The direct comparison to credit ratings agencies is erroneous. ESG ratings are often not based on mandatory information, whereas credit ratings rely largely on statutory financial reporting. ESG “ratings” are akin to financial research, dressed in ratings clothing. Financial research comes in many hues, as investment banking buy/sell research shows.
Credit ratings is a multibillion-dollar industry and its decisions move markets. If only ESG ratings had that power. That many ESG raters are now owned by credit ratings firms indicates how this will likely evolve. The gaming of ESG data and asset buck-passing will be mitigated by stronger international regulation and financial reporting requirements. Both are underway, the latter via the International Sustainability Standards Board, whose recent consultation is already the subject of huge debate around the double materiality question between how information is required that represents so-called “enterprise” value or societal externalities.
Road to enlightenment
Is any of this easy? No. But the reality is that there is now important work being done by policymakers, regulators, companies and investors. A huge amount more is needed, and it must be more practical.

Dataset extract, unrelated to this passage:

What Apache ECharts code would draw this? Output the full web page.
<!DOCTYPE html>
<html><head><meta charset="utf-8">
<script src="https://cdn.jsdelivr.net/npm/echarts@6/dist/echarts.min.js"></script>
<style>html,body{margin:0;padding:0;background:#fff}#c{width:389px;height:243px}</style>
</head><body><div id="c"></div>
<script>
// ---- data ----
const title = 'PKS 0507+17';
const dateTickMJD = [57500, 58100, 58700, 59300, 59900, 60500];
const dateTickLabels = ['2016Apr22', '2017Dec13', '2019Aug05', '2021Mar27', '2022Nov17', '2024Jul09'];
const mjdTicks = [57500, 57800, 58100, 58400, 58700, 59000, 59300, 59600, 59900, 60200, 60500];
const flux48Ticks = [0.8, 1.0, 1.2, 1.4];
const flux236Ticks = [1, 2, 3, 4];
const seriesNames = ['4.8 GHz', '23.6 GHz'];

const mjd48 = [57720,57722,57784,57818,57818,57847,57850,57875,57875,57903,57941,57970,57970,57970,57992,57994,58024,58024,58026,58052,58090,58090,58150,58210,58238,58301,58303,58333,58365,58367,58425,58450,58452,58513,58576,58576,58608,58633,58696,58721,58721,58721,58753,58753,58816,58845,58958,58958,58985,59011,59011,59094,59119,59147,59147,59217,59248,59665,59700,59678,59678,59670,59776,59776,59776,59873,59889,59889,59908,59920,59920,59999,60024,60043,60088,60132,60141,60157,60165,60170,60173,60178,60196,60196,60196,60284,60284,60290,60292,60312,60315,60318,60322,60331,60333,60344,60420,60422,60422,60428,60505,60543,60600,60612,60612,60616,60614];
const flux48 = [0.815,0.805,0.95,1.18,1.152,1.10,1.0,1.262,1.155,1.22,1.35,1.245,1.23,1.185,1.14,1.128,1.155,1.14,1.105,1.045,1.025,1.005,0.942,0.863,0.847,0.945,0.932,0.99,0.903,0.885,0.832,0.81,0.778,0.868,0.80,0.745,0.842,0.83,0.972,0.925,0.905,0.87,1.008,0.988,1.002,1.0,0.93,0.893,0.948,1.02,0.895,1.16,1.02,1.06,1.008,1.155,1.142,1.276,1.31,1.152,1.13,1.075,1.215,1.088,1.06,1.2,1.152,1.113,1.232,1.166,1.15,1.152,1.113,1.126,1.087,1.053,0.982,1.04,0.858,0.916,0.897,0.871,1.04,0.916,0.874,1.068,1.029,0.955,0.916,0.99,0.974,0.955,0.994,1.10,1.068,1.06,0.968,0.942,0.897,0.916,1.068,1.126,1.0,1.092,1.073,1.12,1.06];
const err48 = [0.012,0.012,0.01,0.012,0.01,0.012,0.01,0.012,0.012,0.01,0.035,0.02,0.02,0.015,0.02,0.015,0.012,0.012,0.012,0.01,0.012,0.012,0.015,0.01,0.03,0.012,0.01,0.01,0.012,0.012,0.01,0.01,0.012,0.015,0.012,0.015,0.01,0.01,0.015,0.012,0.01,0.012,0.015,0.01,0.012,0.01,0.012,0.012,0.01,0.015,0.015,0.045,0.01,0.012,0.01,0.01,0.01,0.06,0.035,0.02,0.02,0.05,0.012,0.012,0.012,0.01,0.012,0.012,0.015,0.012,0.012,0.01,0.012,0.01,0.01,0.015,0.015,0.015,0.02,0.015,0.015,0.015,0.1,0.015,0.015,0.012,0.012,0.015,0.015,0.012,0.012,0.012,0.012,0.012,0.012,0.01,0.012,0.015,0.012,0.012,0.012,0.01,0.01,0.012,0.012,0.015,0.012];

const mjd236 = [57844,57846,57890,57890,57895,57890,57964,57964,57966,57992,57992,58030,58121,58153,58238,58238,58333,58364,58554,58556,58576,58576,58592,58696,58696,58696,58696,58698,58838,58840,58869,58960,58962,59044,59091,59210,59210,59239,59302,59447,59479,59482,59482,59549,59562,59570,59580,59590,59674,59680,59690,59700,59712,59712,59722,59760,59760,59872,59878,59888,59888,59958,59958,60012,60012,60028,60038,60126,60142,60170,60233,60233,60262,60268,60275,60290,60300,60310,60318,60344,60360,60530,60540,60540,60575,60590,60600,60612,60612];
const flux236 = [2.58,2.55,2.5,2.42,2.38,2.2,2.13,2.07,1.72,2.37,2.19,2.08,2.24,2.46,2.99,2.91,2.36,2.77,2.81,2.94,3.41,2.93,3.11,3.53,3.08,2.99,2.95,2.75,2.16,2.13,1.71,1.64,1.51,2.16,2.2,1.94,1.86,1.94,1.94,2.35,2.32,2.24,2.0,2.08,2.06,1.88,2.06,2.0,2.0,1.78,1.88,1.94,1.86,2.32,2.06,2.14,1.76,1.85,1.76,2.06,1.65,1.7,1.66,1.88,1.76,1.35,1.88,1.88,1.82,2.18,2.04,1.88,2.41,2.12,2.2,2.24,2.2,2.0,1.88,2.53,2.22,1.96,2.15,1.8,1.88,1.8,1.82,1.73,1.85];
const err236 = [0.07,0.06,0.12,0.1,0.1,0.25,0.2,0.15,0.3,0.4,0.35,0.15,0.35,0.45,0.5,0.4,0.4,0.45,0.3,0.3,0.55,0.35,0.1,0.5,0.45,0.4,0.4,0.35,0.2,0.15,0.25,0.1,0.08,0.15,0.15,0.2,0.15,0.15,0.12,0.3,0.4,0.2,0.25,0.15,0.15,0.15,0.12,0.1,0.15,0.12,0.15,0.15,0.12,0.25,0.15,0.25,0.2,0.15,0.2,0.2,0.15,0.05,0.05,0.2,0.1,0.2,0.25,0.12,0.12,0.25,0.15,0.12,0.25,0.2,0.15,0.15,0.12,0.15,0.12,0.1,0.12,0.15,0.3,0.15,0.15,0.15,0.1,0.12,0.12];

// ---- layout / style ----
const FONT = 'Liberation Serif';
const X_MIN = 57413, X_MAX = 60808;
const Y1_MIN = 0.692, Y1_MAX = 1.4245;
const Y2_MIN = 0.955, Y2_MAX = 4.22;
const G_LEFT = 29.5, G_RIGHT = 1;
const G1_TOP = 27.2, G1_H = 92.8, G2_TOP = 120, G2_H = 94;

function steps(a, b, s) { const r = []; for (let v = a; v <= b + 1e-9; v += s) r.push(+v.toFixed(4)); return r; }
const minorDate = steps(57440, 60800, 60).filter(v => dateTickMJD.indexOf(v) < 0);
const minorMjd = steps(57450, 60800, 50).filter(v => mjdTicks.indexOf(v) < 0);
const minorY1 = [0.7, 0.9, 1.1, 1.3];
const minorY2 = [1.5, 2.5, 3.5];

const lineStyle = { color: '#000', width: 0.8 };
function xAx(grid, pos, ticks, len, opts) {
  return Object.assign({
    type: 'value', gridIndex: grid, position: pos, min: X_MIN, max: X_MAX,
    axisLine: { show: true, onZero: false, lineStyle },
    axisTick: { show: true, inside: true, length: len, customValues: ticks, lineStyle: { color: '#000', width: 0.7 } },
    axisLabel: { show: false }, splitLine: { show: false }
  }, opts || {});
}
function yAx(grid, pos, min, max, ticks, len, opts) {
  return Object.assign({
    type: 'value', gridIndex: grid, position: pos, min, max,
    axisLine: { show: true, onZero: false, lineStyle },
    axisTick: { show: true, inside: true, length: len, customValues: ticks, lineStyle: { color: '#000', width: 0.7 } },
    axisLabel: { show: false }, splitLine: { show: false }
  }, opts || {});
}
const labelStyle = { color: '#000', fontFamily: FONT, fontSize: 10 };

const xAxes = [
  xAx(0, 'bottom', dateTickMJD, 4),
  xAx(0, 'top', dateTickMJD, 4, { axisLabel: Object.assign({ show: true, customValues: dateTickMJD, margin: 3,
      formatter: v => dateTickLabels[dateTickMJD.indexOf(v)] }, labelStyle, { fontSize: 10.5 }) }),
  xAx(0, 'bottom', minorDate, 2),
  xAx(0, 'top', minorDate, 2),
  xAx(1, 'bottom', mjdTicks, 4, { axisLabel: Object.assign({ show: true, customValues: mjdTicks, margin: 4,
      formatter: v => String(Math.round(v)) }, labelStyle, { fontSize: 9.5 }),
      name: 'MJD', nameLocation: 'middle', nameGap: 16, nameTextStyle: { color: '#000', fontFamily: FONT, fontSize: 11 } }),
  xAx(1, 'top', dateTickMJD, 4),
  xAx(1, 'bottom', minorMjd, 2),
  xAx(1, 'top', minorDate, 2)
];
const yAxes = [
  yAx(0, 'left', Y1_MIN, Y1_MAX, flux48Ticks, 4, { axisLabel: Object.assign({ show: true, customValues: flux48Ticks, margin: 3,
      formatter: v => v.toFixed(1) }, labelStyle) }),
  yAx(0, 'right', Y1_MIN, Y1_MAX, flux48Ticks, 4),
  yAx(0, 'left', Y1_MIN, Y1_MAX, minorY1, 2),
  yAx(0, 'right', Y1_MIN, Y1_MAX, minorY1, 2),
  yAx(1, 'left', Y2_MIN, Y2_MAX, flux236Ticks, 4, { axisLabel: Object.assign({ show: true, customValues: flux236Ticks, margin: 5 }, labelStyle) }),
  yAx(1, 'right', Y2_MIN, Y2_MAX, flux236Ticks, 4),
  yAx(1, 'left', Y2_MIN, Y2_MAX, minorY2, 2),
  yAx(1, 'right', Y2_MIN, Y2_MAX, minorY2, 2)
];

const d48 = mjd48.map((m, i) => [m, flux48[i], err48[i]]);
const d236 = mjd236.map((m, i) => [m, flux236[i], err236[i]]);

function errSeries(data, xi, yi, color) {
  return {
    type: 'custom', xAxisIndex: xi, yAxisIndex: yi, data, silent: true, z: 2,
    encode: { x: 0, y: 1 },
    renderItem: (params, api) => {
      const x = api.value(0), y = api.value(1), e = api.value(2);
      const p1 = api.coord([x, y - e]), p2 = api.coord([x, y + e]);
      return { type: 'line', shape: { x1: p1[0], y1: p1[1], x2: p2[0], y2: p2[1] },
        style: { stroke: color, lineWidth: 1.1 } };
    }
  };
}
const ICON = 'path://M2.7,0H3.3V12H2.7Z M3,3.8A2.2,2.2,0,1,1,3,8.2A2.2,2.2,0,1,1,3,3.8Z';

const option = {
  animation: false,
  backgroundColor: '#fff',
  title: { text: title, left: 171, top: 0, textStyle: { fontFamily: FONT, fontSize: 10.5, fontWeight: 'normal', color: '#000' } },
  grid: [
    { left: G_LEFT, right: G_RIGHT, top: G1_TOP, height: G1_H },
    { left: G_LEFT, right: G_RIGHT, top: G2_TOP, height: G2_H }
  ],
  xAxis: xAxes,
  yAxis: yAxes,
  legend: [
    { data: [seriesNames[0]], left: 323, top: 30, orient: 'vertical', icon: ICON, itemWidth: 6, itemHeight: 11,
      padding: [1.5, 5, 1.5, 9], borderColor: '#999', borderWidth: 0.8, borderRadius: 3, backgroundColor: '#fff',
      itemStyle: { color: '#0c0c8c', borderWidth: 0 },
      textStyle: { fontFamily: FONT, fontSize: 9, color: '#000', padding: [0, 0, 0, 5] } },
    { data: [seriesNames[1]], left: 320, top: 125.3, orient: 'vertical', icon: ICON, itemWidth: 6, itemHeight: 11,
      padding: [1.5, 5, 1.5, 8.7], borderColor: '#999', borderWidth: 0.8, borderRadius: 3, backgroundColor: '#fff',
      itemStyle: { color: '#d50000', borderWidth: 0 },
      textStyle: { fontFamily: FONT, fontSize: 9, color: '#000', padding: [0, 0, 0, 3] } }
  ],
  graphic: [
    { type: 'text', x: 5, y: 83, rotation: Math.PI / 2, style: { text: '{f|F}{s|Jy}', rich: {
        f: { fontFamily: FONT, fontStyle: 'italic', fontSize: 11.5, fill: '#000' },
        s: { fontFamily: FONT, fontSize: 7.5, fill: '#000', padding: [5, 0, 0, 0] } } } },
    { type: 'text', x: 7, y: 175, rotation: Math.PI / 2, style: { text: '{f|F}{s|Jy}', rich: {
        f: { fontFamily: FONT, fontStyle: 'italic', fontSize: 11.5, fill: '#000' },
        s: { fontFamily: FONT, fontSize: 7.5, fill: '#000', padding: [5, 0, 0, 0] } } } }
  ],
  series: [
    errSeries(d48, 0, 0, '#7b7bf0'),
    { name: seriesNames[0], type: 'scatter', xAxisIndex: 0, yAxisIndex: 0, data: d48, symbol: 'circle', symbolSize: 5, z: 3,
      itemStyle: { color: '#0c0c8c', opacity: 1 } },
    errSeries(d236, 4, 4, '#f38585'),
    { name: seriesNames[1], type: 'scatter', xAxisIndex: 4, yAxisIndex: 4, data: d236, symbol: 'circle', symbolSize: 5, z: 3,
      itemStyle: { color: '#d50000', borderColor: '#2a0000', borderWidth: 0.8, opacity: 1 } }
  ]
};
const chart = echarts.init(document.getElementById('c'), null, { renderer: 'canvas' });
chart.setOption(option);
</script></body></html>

We need a lot more good finance and a lot less bad finance to resolve our most pressing challenges.
There is much to be done in blended finance, working with industries to transition, incubating new business models (circular economy, impact and development capital, etc), and more muscular shareholder engagement and voting to reduce externalities.
There is also much debate and clarification required about how “sustainability” is measured, contextualised and targeted if it is to be meaningful for policy.
I’m going to drop down into these important discussions in forthcoming pieces. I’d be interested in hearing your thoughts.
We are, I think, somewhere between the “plateau of inflated expectations” and “the trough of disillusionment” described in an article on RI last year.
Now comes the hard climb to the ESG “slope of enlightenment” and “plateau of productivity” that must follow.